Zamieniamy się rolami z dziećmi na jeden dzień – jak się przygotować? :)

Żyjemy w rodzinie patchworkowej. To znaczy, że mój konkubent (<3 takie piękne słowo…) ma dwóch synów z poprzedniego związku a ja zostałam macochą (<3 również piękne słowo). Filip i Ignaś mają 6 i 8 lat. Jest Przefajnie w takim składzie, ale o plusach i minusach patchworku napiszę kiedy indziej. Dziś chciałabym Was prosić o radę. Otóż takie nagłe stanie się macochą pociągnęło za sobą zupełnie nowe skille do wypracowania – ale też całkiem świeże spojrzenie i perspektywę, których czasem brakuje rodzicowi obserwującemu swoje dziecko praktycznie codziennie od dnia jego narodzin. No i czasem wpadają mi do głowy różne pomysły, na które na szczęście Seba reaguje całkiem pozytywnie. Jednym z takich pomysłów jest zamiana ról z chłopakami na jeden dzień. To znaczy – oni stają się dorosłymi a my dziećmi.
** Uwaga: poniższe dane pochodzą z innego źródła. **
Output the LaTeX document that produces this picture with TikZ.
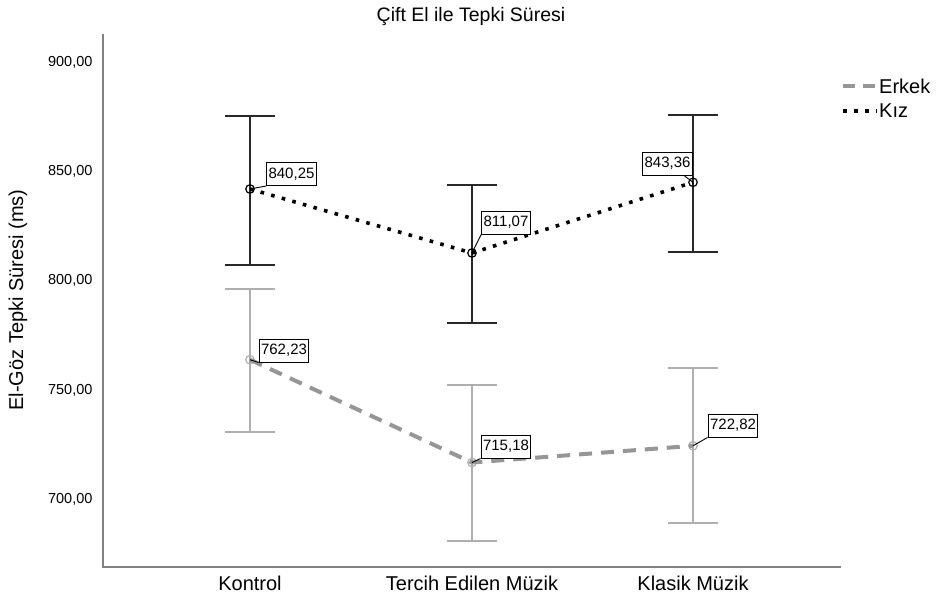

Pomysł powstał któregoś dnia, gdy mieliśmy już po dziurki w nosie dziecięcych narzekań, jakie to ich życie jest ciężkie, bo np. skończył się czas na granie w zombie kontra rośliny. Albo ciągłego marudzenia, że to takie niesprawiedliwe, że my możemy jeszcze oglądać film, a oni muszą iść spać. Nie wspominając już o ciągłym „nuuuudzi mi się”, przychodzeniu na skargę na brata z błahostkami i budzeniem nas o świcie, „bo Filip bawi się moim lego!”. Zaproponowaliśmy, że jeden dzień oni dostaną prawa (i obowiązki!) dorosłych a my będziemy dziećmi. :)

Oczywiście spodziewamy się, że choć to my chcemy chłopakom dać nauczkę, to pewnie skończy się to wszystko odwrotnie i to my zostaniemy przeczołgani przez bolączki bycia dzieckiem. ;) Dlatego właśnie chcemy się do tego dobrze przygotować.
Jak do wojny. :>
Oto, co do tej pory ustaliliśmy:

Dorośli mają mnóstwo przywilejów i praktycznie wszystko im wolno, ale… mają też obowiązki. 
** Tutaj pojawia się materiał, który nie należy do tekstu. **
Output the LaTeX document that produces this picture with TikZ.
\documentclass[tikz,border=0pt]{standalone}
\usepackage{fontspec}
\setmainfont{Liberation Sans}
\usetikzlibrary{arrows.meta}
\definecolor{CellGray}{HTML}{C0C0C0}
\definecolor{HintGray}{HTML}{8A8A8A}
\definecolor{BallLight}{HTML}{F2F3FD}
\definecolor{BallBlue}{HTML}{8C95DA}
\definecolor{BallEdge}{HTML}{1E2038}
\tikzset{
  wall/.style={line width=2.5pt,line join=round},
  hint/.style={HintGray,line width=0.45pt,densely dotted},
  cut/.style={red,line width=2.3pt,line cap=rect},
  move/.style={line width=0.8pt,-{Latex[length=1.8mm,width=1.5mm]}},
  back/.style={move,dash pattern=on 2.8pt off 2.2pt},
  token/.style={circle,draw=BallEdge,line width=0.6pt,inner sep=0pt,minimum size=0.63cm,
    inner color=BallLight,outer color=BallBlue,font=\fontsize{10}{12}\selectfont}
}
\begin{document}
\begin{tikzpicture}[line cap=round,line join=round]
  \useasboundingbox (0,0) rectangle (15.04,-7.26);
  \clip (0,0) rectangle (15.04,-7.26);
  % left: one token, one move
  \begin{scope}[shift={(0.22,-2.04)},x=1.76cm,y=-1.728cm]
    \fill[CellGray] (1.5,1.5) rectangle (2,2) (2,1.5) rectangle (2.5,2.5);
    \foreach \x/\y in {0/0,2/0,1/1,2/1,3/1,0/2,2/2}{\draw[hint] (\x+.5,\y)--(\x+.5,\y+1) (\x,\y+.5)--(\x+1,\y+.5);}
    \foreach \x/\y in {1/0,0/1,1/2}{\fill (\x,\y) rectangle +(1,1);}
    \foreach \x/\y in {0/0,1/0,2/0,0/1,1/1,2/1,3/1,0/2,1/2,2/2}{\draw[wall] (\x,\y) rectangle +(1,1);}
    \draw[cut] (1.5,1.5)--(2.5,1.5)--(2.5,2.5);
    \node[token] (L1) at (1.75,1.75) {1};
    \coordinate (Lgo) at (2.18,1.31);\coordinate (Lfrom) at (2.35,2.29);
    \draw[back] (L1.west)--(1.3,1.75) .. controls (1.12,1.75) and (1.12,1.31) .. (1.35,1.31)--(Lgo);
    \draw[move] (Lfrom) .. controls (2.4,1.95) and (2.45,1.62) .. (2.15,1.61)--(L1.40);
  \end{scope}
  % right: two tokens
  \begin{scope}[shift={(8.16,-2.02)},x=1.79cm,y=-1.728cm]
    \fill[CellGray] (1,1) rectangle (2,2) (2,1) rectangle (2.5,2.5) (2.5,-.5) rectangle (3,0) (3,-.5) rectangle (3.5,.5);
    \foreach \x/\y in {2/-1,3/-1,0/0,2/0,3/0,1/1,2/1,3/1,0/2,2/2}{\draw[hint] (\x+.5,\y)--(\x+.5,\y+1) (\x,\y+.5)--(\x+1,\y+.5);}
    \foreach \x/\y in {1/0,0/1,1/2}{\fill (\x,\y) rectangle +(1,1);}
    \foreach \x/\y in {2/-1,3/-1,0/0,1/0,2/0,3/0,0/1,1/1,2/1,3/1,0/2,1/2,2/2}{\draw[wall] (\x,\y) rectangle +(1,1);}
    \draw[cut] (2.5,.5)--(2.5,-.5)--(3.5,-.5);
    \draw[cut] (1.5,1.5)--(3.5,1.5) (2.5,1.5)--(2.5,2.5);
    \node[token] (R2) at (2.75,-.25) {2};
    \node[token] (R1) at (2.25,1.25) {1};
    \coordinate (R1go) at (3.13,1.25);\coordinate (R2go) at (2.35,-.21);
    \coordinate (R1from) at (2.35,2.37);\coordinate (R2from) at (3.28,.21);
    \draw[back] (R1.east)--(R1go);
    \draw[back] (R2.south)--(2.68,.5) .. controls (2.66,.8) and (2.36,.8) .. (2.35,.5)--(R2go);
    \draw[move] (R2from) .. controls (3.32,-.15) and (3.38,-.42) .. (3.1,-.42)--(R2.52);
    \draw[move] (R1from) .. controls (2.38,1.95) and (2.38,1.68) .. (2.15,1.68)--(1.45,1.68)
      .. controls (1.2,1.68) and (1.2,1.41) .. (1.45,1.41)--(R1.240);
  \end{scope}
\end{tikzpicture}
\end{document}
– Nakarmić dzieci i zadbać, by zawsze miały coś do picia.
– Dbać o dzieci, żeby nie było im zimno, żeby były dobrze ubrane i chodziły w kapciach.
– Dopilnować, żeby dzieci myły się rano i wieczorem.
– Zabdać o czystość i porządek w domu.
– Położyć dzieci spać i poczytać im na dobranoc.
– …?

Dorośli mogą: 
– iść spać wtedy, kiedy chcą.
– myć się wtedy, kiedy chcą.
– grać w play station wtedy, kiedy chcą (niestety jutro ps3 niestety strasznie się zepsuje, ale cóż, siła wyższa…)
– Jeść wtedy, kiedy chcą i to, co chcą.
– …

Aneks:
– Wciąż niestety obowiązują przepisy polskiego prawa, czyli nie wolno prowadzić samochodu bez prawa jazdy, opuszczać posesji bez towarzystwa osoby z dowodem osobistym, ryzykować zdrowiem lub życiem własnym lub kogokolwiek innego oraz …
– Osobiste komputery i telefony zostają zahasłowane i zupełnie wyjęte z zabawy. Nie korzystają z nich ani dzieci ani dorośli, poza oczywiście jakimiś nagłymi, nieprzewidzianymi przypadkami.

To oficjalne reguły gry. Jeśli macie jakieś sugestie na wypadki, których nie przewidzieliśmy, dawajcie w komentarzach. A co do samej realizacji pomysłu, zamierzamy wykorzystać ten dzień na maxa. Oto kilka planów (tu również chętnie przyjmiemy sugestie):

– Chodzić za Ignasiem (8) i przez godzinę powtarzać jedno słowo. Np. „kanapa”. W różnych tonacjach, z różnym natężeniem, najlepiej w sytuacji, gdy Ignaś będzie zajęty robieniem czegoś wymagającego skupienia.
– Kłócić się z Sebą o pilot/zabawkę/jedzenie/kolejność grania na ipadzie.
– Czasem się pobić i popłakać.
– Jakoś o świcie zacząć wydawać piszczące dźwięki i ganiać się po domu.
– …?

O czym zapomnieliśmy? :)  Dawać mi tu pomysły, bo to będzie ciężki dzień i bez gruntownego przygotowania możemy szybko polec w starciu z różnymi zakazami i szlabanami. ;) Startujemy w sobotę z samego rana.